(The data):
++++++++++++++++++++
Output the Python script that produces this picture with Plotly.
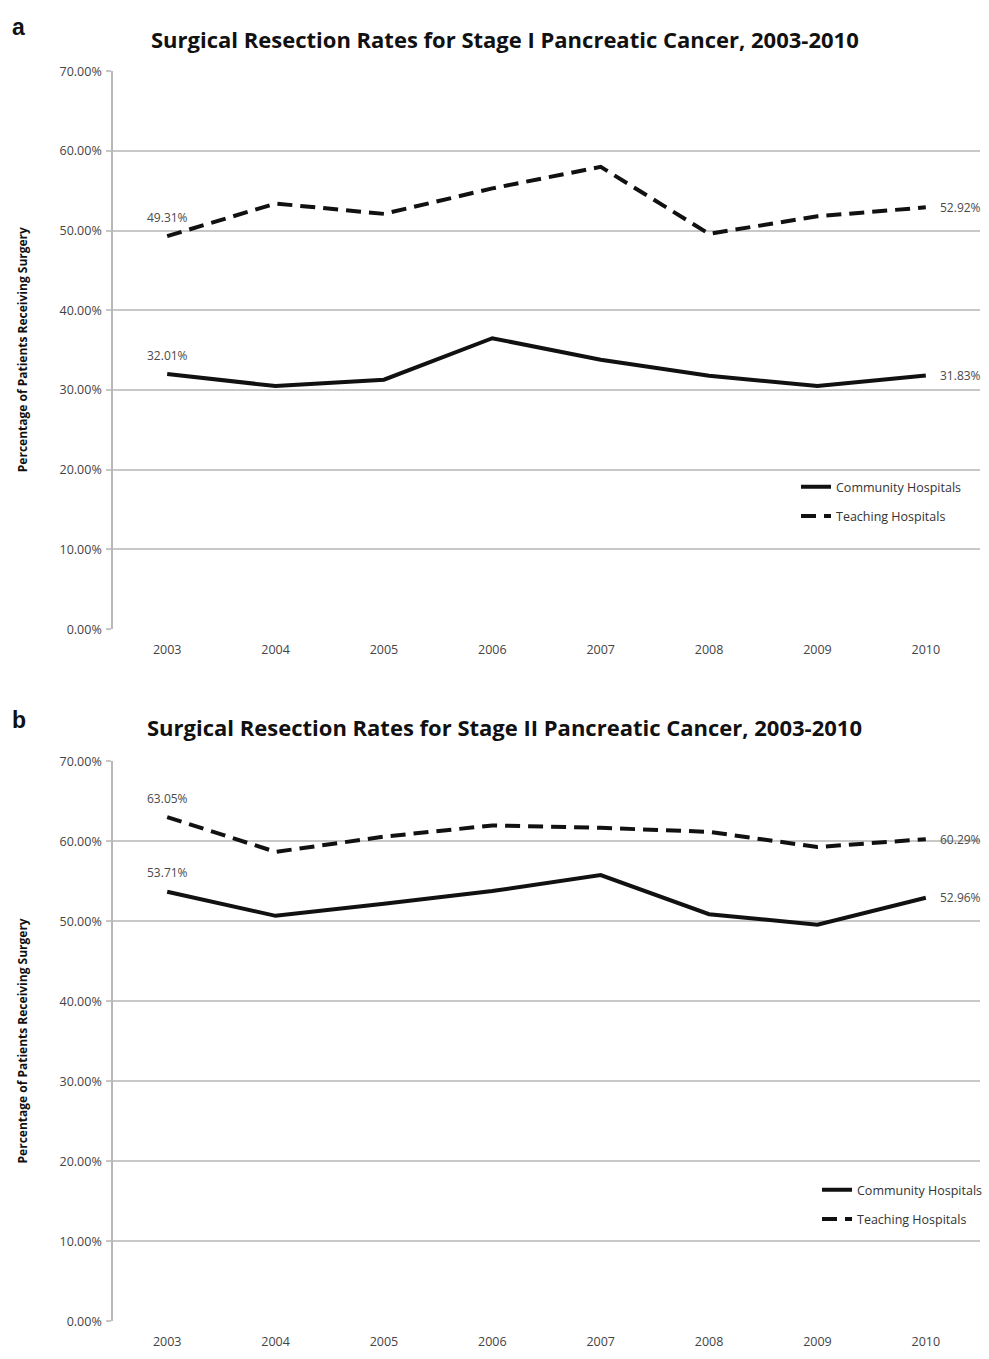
++++++++++++++++++++
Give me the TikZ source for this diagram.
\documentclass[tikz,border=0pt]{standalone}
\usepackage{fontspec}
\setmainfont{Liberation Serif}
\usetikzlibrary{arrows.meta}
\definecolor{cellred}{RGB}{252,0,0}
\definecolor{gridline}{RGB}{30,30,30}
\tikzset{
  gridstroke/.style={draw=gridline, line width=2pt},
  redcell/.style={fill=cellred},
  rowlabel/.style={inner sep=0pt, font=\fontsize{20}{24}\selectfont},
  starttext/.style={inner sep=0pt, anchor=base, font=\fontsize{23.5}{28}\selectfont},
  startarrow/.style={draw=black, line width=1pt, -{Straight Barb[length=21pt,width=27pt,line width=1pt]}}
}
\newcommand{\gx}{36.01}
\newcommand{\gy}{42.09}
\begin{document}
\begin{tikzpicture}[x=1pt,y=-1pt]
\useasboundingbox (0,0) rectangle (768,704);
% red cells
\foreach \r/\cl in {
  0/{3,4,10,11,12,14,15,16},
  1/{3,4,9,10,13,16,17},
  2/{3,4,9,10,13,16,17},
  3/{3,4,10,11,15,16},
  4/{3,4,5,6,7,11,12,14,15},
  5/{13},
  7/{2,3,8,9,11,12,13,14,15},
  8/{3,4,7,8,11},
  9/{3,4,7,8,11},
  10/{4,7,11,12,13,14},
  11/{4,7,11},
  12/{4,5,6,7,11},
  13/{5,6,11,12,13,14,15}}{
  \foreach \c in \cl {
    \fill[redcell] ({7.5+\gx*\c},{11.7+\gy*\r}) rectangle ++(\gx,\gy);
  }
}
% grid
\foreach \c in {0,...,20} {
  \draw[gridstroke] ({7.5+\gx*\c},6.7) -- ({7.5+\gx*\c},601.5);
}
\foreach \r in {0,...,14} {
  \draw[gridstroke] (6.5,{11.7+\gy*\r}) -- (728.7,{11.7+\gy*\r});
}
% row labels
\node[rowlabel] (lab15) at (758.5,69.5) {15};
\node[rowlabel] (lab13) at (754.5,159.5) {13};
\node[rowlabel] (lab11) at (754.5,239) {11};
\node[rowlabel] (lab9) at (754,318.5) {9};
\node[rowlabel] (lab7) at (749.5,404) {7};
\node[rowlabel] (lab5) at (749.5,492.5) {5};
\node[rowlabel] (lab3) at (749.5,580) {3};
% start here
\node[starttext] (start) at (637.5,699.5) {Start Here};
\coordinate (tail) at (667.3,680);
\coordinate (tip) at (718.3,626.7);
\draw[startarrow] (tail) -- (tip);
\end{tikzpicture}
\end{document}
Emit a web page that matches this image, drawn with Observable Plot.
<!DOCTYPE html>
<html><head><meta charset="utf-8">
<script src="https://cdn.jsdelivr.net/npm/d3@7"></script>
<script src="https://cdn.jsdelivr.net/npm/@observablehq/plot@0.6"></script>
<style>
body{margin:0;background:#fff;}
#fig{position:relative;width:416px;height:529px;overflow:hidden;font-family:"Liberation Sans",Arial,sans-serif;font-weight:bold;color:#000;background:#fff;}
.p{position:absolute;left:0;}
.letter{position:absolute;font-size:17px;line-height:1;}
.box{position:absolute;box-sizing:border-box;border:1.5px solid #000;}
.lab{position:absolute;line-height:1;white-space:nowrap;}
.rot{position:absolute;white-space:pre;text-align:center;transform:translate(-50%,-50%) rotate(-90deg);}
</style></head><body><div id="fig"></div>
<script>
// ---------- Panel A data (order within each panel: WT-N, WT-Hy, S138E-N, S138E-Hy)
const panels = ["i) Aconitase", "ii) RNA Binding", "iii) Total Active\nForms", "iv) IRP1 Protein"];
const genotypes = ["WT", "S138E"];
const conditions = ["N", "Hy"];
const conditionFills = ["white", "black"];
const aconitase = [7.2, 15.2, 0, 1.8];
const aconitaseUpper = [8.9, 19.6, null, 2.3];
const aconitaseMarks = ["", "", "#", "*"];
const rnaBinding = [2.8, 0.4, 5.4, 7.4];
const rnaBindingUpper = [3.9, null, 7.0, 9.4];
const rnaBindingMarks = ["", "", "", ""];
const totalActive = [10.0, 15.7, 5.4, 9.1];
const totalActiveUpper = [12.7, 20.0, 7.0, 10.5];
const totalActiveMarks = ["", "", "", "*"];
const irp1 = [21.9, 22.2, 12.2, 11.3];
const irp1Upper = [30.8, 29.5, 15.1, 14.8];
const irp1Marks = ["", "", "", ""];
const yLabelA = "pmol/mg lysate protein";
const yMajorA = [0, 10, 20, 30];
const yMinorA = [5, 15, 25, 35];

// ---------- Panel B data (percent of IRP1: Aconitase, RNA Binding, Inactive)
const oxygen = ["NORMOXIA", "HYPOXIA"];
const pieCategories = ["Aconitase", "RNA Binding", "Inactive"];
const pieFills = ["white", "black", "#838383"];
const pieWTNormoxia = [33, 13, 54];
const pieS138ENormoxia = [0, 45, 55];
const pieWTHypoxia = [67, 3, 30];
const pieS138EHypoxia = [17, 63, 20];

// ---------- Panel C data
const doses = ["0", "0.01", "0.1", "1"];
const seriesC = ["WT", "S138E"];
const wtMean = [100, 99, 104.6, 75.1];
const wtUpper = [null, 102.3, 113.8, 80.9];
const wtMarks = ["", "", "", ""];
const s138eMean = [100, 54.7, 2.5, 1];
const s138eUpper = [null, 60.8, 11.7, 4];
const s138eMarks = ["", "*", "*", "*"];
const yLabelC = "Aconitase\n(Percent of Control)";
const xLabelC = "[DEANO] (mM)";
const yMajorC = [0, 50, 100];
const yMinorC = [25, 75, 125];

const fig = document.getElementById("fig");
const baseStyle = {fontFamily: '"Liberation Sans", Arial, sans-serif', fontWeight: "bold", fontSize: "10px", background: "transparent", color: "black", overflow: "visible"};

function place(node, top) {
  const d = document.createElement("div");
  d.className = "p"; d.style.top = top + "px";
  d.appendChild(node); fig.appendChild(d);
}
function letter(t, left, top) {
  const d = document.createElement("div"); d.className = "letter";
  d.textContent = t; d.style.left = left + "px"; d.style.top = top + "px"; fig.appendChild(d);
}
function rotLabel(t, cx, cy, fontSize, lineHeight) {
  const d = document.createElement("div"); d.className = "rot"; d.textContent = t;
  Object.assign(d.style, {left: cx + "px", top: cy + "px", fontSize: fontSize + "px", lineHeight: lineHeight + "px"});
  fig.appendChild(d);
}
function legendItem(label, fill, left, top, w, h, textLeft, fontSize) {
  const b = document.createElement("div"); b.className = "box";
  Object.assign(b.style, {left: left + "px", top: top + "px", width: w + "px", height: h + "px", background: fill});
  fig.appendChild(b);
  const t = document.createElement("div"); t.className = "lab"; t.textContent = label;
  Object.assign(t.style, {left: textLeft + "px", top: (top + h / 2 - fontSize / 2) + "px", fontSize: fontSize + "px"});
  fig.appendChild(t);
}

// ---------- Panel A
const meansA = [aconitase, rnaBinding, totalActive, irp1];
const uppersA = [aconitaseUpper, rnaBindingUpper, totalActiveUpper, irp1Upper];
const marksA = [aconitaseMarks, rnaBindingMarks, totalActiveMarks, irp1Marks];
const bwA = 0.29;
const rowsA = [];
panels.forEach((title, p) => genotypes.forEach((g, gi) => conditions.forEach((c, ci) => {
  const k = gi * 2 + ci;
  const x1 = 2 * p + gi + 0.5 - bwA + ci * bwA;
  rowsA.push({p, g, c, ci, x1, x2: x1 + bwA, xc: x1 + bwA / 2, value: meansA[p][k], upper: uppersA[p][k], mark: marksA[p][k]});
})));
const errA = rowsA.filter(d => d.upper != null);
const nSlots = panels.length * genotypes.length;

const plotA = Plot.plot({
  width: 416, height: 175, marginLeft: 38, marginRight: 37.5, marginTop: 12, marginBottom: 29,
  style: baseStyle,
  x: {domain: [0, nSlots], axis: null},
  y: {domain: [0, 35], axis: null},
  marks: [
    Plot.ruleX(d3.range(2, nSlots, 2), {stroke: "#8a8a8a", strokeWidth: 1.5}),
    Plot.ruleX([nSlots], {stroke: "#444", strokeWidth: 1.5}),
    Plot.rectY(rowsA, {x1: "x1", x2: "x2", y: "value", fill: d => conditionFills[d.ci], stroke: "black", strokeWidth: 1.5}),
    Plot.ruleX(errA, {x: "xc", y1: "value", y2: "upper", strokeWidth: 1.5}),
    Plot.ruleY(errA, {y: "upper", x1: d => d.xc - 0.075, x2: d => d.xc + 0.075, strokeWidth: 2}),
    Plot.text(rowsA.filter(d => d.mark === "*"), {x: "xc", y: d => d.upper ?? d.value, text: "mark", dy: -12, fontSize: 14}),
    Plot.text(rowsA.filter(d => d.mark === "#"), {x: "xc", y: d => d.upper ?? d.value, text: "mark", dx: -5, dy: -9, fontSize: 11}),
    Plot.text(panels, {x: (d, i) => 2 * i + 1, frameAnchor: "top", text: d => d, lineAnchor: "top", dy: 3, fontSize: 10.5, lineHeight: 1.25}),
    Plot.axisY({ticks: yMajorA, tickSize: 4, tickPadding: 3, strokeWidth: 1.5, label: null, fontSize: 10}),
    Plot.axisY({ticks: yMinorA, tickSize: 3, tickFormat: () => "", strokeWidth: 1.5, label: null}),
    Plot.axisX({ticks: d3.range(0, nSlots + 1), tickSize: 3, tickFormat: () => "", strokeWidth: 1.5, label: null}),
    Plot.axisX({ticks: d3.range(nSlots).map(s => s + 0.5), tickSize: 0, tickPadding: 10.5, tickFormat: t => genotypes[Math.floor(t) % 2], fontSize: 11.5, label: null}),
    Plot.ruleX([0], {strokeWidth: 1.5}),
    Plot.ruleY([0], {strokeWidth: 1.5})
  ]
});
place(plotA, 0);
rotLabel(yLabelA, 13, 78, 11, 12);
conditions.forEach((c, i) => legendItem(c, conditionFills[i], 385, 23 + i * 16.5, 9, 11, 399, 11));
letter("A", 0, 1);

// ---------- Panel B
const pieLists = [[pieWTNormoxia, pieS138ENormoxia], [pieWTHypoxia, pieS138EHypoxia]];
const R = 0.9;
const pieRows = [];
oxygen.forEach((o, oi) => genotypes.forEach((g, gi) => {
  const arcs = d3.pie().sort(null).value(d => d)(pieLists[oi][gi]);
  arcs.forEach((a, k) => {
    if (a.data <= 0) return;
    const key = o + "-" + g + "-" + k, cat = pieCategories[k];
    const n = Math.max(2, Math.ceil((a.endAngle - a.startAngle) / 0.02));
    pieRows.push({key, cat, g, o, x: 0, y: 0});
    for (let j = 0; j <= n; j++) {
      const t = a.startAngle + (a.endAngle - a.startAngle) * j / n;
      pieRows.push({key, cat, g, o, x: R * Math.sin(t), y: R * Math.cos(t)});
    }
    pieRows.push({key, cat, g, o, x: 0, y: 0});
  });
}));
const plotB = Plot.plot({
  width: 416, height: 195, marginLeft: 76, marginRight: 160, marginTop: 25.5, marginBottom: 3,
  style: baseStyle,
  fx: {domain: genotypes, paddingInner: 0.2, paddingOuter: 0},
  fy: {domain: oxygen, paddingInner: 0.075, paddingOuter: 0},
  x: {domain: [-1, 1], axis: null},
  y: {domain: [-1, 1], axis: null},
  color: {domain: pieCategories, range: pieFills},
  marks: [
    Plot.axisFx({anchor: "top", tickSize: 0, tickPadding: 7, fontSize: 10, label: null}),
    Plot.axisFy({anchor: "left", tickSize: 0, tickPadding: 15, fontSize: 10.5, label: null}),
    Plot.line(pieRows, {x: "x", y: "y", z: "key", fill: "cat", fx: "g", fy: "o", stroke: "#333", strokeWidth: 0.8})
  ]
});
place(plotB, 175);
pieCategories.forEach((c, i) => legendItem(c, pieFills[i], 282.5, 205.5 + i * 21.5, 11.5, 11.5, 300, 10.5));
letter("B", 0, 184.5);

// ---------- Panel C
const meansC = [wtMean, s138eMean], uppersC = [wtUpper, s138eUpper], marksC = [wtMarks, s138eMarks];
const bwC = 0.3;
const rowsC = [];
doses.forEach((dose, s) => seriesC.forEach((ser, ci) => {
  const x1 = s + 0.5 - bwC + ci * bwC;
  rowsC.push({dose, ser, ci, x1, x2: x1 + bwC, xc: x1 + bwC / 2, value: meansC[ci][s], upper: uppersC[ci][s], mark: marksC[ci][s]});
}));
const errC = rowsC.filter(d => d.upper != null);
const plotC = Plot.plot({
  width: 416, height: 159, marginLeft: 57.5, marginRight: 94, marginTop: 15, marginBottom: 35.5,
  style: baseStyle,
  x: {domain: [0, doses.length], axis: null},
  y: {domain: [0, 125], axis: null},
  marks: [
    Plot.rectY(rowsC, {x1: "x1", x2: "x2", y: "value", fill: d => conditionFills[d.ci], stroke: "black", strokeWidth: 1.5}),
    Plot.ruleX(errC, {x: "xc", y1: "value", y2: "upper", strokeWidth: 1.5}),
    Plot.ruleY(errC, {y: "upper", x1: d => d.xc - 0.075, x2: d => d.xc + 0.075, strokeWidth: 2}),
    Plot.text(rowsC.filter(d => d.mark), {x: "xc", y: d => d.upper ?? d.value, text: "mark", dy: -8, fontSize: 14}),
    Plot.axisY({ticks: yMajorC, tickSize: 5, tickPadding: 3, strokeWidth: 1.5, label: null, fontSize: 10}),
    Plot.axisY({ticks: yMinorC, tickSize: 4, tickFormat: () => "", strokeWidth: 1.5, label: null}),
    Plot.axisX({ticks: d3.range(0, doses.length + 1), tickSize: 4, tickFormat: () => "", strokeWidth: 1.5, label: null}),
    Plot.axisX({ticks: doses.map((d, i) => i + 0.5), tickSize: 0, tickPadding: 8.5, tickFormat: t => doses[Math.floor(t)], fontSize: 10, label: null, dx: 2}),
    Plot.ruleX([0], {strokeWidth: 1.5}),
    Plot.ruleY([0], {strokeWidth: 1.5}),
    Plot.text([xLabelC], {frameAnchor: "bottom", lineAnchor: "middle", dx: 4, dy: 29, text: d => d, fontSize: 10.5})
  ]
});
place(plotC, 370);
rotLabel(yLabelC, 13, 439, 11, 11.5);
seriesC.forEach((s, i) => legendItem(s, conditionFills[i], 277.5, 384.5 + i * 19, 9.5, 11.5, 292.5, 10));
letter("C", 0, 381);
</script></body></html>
++++++++++++++++++++
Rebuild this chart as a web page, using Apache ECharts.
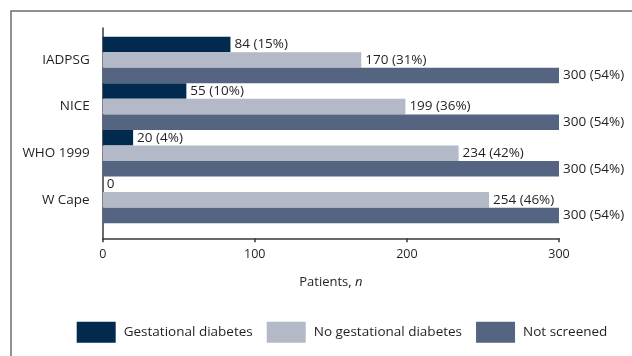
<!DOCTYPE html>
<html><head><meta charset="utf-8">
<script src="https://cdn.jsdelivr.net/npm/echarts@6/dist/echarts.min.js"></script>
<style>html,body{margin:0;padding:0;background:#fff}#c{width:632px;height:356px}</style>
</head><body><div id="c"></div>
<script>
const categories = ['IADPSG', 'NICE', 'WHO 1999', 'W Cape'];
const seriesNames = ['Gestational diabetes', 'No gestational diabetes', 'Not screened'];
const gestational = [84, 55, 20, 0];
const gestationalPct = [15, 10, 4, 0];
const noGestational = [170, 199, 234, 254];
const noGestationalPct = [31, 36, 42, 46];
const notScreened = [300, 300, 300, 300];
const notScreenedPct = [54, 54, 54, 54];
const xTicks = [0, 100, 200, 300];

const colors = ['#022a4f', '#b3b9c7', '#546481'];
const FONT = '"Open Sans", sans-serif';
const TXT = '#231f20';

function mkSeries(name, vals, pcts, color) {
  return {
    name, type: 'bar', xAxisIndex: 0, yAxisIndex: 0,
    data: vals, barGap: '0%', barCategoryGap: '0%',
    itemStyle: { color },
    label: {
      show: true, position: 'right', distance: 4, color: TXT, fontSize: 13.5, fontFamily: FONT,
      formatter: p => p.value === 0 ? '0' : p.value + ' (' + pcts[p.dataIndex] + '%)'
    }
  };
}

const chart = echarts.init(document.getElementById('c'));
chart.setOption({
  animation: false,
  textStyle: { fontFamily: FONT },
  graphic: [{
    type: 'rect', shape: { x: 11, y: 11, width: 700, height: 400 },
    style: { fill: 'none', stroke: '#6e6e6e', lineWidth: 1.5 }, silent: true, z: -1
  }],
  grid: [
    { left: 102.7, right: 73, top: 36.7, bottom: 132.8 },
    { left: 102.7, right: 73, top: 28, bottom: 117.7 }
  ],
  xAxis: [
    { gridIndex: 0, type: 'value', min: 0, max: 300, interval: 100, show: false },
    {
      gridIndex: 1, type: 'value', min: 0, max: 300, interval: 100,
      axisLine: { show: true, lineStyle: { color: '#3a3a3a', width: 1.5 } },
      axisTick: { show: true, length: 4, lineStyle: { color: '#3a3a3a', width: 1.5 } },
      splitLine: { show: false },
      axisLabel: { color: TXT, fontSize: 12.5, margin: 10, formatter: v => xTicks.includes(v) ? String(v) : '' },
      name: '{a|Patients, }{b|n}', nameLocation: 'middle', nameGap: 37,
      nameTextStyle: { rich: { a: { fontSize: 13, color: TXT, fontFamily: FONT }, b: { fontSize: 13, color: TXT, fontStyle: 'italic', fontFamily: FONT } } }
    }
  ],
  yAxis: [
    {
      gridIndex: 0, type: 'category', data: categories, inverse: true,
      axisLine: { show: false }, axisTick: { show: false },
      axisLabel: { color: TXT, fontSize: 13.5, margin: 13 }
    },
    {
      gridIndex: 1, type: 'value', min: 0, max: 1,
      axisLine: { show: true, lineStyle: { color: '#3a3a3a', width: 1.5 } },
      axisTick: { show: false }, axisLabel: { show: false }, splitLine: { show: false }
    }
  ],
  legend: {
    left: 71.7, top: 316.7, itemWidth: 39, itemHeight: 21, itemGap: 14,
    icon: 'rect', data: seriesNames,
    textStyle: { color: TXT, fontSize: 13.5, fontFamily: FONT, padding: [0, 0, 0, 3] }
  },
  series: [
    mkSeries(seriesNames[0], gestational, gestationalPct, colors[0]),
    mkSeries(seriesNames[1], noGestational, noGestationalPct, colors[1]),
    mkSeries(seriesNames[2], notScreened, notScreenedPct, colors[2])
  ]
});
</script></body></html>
++++++++++++++++++++
Among the entries, how many lines contain the string "page"? Give the number without anything else.

(Answer below): 2